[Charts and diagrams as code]

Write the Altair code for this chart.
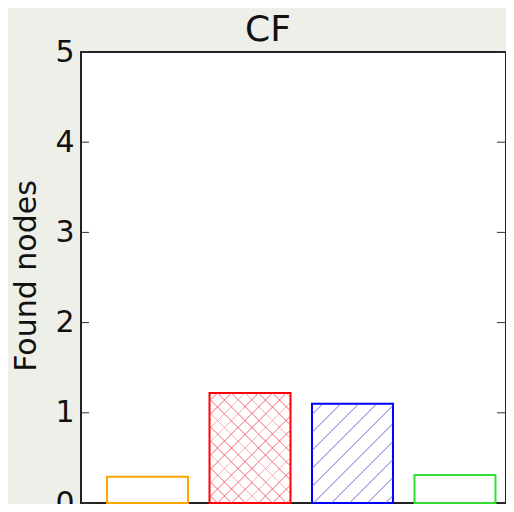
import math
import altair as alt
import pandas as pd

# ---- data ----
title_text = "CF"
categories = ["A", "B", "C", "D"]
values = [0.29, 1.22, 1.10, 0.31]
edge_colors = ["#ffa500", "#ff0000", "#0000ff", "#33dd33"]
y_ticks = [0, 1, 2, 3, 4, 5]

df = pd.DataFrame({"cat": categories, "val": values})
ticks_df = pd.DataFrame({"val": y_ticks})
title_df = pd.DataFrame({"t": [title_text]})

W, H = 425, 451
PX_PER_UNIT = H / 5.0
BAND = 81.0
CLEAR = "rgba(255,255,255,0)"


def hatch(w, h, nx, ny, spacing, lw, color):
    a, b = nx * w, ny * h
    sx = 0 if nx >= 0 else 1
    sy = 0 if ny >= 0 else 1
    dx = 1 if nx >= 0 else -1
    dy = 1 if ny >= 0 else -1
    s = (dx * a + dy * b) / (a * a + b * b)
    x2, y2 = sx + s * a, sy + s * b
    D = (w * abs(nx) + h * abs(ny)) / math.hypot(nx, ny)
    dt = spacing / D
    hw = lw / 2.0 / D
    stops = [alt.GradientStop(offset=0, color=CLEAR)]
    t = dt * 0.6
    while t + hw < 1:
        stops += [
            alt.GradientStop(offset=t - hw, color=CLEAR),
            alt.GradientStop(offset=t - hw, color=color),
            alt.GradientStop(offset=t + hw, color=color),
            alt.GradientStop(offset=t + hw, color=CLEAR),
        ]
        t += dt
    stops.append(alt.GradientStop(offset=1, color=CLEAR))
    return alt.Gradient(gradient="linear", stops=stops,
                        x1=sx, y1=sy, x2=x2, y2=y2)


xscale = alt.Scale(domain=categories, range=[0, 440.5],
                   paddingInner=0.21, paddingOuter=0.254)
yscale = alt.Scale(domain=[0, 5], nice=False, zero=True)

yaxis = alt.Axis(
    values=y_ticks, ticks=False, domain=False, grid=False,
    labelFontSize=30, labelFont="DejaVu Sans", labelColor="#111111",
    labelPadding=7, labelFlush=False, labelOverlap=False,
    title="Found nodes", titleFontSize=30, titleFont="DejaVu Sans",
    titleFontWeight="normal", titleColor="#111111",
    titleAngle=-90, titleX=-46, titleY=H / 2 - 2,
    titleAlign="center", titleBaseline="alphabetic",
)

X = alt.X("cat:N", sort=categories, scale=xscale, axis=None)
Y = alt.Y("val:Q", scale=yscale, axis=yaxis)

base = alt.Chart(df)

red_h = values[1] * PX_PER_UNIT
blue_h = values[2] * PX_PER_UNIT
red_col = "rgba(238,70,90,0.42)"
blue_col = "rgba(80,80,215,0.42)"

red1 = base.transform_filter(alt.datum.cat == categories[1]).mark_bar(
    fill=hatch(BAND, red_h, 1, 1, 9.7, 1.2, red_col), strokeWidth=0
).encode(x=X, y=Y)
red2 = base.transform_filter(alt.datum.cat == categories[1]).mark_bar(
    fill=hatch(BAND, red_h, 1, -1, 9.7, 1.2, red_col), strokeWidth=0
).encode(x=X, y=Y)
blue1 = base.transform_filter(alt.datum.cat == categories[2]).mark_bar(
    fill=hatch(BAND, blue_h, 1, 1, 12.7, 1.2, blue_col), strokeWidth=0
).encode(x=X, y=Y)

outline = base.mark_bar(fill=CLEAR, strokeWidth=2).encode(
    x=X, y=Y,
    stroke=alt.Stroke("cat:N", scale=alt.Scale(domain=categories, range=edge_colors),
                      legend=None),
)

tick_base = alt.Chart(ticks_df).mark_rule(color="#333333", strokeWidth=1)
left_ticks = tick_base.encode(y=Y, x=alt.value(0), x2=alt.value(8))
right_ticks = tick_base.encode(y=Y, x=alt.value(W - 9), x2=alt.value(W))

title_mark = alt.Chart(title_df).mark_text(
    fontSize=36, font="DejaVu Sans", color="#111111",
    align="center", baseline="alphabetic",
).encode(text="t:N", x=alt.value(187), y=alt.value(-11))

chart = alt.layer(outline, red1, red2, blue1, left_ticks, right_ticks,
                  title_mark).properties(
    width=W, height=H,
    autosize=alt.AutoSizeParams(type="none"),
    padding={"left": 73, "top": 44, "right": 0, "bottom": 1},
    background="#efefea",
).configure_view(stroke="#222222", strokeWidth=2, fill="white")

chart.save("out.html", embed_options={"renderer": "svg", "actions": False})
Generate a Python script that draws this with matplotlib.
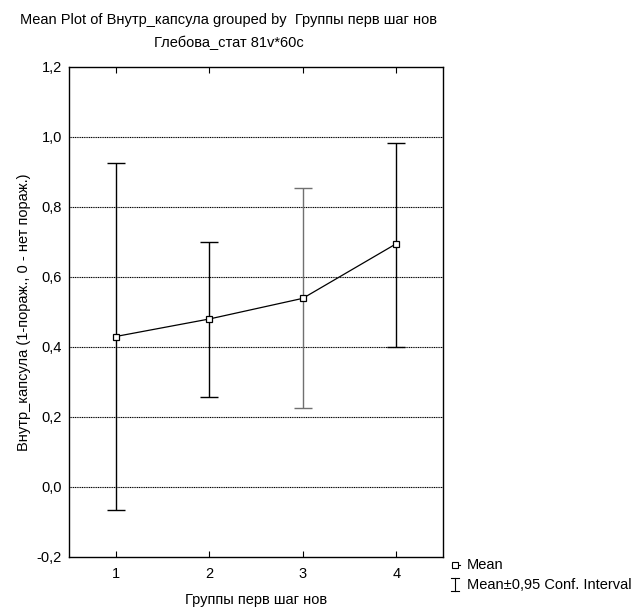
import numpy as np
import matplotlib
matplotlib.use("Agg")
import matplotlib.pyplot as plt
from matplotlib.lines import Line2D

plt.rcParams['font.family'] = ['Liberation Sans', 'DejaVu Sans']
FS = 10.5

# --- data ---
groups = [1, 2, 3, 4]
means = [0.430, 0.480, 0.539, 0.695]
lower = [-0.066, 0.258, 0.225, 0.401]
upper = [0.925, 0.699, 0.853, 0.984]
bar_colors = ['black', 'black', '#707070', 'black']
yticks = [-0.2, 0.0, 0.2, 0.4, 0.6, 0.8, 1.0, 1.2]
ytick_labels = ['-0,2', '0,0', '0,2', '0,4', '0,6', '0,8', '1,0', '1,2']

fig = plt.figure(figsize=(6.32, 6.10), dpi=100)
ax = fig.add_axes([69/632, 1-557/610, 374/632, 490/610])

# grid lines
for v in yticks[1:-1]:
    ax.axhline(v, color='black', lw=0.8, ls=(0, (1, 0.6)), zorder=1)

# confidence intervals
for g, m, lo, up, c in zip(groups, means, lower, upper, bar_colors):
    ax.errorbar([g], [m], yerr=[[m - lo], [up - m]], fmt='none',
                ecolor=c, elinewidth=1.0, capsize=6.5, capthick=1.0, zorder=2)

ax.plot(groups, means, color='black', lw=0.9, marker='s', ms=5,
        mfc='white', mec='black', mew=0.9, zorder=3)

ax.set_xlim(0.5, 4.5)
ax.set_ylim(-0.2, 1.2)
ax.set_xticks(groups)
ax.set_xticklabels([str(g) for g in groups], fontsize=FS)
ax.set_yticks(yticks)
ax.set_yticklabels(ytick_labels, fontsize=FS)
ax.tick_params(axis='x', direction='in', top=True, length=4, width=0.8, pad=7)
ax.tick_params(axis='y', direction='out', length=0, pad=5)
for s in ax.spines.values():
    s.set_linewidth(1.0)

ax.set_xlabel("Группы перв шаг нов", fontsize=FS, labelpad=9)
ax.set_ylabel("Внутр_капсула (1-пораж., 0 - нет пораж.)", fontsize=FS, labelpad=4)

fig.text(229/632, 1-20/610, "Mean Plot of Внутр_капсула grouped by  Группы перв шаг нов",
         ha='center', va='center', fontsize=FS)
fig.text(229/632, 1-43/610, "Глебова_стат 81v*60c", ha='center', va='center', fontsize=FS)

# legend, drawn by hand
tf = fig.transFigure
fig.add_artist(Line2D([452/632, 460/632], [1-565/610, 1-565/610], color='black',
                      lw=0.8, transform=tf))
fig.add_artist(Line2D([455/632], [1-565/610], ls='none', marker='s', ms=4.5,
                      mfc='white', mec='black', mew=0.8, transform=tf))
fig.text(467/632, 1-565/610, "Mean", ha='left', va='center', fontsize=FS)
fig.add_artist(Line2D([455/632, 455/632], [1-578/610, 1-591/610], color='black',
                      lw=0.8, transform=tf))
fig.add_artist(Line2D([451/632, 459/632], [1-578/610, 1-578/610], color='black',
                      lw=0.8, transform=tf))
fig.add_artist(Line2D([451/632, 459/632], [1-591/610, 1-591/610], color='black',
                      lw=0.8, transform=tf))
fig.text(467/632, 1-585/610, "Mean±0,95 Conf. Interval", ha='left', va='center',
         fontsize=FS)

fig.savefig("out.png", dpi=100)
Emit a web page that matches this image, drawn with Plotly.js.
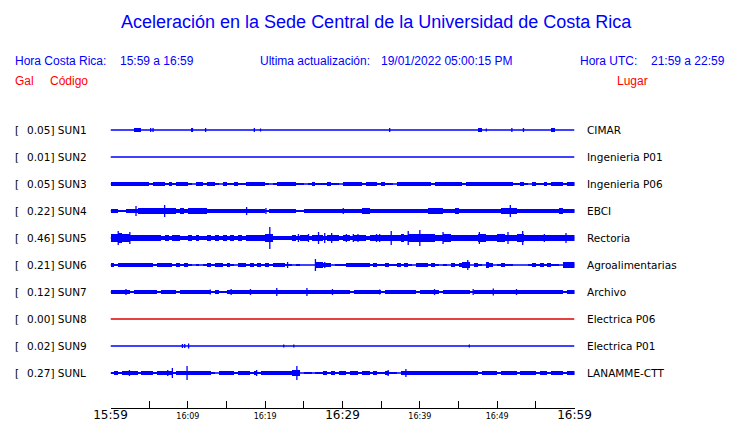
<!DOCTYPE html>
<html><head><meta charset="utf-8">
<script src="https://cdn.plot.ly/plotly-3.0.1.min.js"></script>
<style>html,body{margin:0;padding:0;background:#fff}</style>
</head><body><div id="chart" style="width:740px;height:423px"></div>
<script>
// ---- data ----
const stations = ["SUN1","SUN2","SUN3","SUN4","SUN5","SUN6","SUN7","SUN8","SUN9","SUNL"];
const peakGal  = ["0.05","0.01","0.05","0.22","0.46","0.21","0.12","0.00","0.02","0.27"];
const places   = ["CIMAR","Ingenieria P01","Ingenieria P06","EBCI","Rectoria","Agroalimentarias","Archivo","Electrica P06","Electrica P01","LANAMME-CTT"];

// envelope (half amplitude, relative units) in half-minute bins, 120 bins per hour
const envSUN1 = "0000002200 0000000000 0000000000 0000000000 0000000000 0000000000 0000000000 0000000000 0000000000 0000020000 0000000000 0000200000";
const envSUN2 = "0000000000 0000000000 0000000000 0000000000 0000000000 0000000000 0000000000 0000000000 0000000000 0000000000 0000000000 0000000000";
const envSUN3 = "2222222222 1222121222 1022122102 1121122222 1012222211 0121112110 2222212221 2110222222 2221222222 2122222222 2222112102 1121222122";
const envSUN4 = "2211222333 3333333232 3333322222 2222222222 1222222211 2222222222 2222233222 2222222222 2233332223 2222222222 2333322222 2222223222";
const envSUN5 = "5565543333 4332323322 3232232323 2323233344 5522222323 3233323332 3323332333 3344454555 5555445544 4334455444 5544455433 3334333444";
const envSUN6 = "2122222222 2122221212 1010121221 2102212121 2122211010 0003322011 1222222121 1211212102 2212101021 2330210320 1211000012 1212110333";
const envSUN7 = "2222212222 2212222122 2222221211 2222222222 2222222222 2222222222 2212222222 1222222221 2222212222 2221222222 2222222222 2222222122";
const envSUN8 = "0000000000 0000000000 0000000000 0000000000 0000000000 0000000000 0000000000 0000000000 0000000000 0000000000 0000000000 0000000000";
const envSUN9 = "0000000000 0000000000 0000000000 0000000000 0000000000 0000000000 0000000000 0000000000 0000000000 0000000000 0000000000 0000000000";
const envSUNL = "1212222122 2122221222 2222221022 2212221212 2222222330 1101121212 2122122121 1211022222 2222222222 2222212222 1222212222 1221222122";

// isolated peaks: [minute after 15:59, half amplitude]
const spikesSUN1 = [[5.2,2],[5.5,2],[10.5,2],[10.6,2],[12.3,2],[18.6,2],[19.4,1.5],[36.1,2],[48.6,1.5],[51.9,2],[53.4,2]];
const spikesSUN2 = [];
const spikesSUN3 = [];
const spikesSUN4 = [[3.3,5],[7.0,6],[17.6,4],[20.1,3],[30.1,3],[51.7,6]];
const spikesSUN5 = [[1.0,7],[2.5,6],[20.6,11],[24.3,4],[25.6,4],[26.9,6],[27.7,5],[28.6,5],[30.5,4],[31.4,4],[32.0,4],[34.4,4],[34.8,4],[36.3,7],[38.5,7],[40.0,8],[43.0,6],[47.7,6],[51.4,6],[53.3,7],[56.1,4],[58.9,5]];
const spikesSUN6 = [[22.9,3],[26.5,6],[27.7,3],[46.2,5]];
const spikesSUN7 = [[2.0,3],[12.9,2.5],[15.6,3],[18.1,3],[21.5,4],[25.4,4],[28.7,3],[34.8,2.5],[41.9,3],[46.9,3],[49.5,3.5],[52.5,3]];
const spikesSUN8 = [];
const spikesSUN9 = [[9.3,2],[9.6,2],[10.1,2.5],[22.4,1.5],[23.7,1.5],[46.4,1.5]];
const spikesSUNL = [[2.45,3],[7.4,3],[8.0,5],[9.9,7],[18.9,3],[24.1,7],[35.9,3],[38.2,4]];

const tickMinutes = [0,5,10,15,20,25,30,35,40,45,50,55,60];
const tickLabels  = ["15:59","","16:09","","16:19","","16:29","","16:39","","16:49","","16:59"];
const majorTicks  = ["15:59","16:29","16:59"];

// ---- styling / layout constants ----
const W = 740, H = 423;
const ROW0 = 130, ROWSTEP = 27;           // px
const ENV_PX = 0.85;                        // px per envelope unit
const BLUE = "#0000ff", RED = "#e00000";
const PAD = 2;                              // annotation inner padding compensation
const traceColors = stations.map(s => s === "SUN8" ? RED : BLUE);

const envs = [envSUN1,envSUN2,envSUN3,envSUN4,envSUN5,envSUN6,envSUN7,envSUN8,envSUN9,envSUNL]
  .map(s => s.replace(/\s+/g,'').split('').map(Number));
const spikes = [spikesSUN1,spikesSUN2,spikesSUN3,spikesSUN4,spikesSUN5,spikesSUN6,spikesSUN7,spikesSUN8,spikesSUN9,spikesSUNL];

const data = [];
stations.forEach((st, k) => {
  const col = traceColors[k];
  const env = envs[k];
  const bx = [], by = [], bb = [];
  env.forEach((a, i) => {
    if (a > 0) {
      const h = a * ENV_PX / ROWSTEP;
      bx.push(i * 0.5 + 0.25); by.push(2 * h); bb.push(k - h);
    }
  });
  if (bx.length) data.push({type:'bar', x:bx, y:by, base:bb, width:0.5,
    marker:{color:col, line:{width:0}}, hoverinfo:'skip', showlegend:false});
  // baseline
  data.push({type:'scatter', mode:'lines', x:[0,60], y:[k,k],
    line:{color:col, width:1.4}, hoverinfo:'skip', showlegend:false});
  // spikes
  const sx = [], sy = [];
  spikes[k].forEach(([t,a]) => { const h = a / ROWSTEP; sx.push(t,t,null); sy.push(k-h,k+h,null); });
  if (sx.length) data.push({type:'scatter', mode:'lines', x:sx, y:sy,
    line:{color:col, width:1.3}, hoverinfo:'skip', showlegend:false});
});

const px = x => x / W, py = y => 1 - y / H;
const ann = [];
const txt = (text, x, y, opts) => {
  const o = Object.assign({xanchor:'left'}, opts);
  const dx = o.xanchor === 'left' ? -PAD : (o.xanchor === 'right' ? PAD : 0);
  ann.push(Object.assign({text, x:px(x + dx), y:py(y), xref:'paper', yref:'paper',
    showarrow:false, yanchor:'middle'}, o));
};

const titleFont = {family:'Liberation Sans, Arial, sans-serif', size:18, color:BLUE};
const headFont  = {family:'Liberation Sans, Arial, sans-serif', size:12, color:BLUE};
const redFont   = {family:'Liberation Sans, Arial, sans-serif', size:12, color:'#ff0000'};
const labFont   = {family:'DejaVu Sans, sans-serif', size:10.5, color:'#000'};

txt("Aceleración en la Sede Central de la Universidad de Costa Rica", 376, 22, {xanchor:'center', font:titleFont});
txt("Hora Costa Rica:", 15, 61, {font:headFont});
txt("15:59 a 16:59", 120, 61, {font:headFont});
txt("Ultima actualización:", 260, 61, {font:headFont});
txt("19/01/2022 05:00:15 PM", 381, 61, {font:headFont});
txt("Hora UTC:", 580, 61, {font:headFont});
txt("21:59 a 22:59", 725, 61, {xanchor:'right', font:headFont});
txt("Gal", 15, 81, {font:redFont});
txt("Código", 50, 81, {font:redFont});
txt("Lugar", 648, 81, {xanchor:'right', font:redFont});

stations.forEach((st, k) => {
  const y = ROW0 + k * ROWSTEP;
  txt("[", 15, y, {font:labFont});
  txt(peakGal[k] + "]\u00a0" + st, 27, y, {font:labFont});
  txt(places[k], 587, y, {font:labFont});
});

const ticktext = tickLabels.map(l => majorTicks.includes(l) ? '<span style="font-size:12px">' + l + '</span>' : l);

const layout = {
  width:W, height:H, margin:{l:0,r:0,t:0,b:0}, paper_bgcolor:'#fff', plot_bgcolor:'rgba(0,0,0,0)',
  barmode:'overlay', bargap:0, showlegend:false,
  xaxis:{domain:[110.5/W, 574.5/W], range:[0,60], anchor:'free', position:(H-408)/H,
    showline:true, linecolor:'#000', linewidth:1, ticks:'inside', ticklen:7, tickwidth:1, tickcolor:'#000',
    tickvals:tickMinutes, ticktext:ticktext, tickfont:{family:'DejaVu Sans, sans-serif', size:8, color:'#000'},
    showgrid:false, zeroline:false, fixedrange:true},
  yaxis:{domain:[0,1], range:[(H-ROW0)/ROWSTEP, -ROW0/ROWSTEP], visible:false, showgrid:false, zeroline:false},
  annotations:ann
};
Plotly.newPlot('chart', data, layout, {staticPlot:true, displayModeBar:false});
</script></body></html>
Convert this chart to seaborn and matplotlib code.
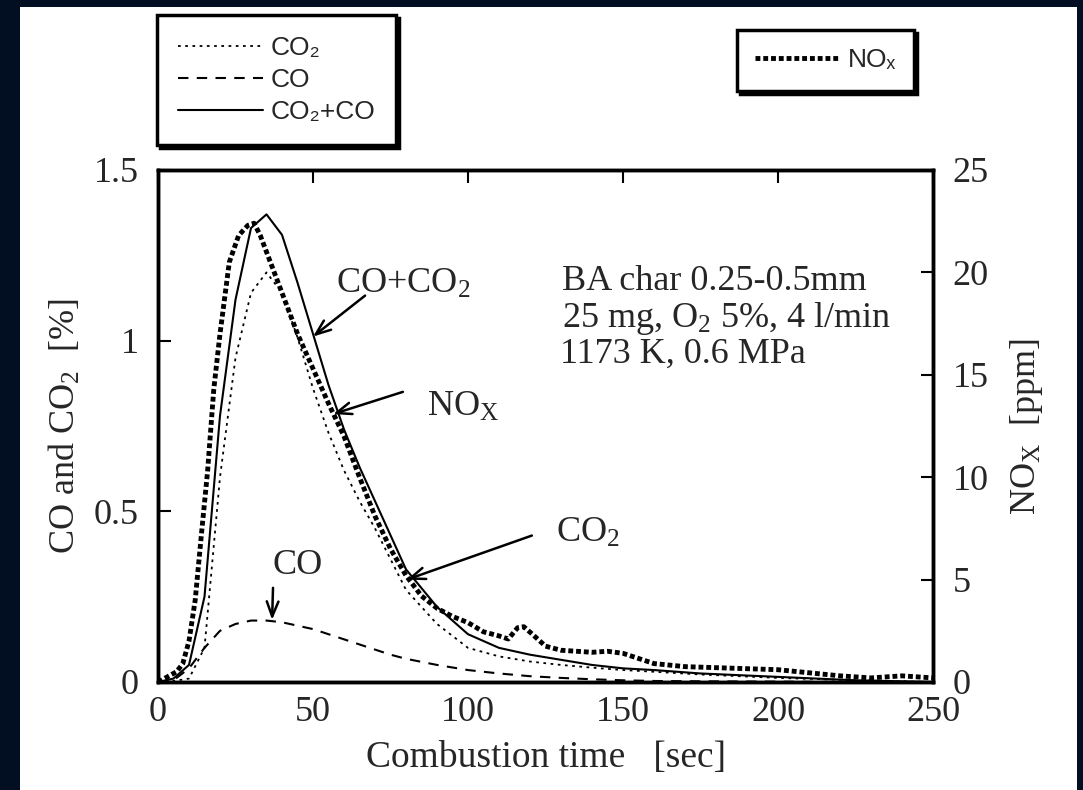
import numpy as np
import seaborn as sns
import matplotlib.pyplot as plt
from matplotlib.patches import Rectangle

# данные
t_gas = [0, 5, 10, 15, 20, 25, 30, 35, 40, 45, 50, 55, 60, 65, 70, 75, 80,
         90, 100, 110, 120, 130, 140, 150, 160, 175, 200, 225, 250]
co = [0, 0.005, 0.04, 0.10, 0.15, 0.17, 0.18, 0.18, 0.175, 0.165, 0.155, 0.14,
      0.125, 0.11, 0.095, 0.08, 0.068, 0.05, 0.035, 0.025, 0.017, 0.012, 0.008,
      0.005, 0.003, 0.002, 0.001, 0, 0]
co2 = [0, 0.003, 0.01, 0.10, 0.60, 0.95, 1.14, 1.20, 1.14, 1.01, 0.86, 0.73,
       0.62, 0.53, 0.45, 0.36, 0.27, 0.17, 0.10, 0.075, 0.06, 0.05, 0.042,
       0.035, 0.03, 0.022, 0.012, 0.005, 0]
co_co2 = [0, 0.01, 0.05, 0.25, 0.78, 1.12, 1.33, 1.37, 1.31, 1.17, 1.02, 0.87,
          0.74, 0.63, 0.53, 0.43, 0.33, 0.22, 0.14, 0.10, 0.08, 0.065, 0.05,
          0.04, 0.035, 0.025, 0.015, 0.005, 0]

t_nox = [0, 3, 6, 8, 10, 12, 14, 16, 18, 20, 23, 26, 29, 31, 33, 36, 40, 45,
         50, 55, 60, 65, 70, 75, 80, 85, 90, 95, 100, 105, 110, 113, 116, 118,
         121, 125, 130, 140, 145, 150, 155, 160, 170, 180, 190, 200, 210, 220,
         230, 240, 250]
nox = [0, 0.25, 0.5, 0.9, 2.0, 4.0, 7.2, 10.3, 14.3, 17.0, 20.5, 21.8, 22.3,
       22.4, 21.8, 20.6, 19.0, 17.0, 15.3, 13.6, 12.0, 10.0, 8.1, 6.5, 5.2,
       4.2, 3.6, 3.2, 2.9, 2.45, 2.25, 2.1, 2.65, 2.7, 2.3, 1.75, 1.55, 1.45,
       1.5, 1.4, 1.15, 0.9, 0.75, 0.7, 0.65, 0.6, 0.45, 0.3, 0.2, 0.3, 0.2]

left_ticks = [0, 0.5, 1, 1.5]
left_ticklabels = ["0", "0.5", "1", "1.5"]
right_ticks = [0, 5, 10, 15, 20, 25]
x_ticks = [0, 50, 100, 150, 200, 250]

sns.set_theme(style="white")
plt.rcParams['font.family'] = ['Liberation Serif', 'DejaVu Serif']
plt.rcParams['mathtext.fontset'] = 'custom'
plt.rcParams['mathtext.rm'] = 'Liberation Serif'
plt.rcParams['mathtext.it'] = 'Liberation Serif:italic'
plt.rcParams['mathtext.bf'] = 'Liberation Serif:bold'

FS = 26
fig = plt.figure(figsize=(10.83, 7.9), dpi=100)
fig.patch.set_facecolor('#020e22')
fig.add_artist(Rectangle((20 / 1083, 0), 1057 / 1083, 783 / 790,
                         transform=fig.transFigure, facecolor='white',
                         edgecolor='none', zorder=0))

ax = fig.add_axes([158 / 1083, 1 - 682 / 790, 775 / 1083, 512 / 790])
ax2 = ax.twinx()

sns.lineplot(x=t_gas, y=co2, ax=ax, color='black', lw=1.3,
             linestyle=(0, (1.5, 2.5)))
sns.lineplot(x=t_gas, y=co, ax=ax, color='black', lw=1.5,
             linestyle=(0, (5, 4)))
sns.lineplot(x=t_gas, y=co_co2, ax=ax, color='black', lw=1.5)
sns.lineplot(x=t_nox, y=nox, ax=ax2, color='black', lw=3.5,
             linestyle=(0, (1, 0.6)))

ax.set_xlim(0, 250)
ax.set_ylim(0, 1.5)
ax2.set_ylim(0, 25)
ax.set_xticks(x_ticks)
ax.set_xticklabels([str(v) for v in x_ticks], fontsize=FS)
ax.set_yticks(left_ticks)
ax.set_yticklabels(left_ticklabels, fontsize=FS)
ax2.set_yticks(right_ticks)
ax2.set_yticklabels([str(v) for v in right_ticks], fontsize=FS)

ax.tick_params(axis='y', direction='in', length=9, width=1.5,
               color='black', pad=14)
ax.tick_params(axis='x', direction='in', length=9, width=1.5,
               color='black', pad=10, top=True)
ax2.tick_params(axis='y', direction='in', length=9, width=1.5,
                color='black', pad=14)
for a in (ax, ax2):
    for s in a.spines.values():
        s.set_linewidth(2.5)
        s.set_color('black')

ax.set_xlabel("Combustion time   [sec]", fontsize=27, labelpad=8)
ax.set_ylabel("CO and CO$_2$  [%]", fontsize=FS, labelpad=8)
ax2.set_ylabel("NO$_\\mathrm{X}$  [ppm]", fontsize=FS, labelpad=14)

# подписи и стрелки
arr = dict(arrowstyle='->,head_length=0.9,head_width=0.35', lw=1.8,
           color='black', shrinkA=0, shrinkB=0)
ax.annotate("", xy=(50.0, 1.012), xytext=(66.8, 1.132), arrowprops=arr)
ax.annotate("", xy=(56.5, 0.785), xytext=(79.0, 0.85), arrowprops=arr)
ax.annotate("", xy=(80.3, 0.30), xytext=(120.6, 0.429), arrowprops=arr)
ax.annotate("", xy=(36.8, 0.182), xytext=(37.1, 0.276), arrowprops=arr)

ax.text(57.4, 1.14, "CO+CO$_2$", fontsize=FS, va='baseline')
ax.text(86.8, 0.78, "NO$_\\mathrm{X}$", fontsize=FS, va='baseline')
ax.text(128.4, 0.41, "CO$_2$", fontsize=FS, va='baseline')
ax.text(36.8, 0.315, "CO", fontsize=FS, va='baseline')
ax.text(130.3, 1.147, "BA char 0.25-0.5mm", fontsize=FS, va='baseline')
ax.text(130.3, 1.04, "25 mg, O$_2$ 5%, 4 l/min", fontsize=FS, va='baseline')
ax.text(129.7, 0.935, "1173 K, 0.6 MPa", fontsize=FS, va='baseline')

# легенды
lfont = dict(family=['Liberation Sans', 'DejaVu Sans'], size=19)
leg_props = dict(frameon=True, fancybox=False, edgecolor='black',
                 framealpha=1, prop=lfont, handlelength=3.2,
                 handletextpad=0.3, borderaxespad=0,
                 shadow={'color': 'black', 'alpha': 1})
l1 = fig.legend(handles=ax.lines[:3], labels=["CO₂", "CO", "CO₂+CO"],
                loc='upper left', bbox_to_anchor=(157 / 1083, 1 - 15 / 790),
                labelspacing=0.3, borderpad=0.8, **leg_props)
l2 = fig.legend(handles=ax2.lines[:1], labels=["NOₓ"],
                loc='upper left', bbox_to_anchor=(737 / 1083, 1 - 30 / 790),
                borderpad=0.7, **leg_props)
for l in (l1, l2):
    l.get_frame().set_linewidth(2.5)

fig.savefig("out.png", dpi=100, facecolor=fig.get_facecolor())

§ STATED TASK:
Pictures stay out. Print the data exactly, from its first line through the line containing "y_ticks = [0, 1, 2, 3, 4, 5]".

§ SOLUTION FOR THIS EXERCISE:
Write the Altair code for this chart.
import math
import altair as alt
import pandas as pd

# ---- data ----
title_text = "CF"
categories = ["A", "B", "C", "D"]
values = [0.29, 1.22, 1.10, 0.31]
edge_colors = ["#ffa500", "#ff0000", "#0000ff", "#33dd33"]
y_ticks = [0, 1, 2, 3, 4, 5]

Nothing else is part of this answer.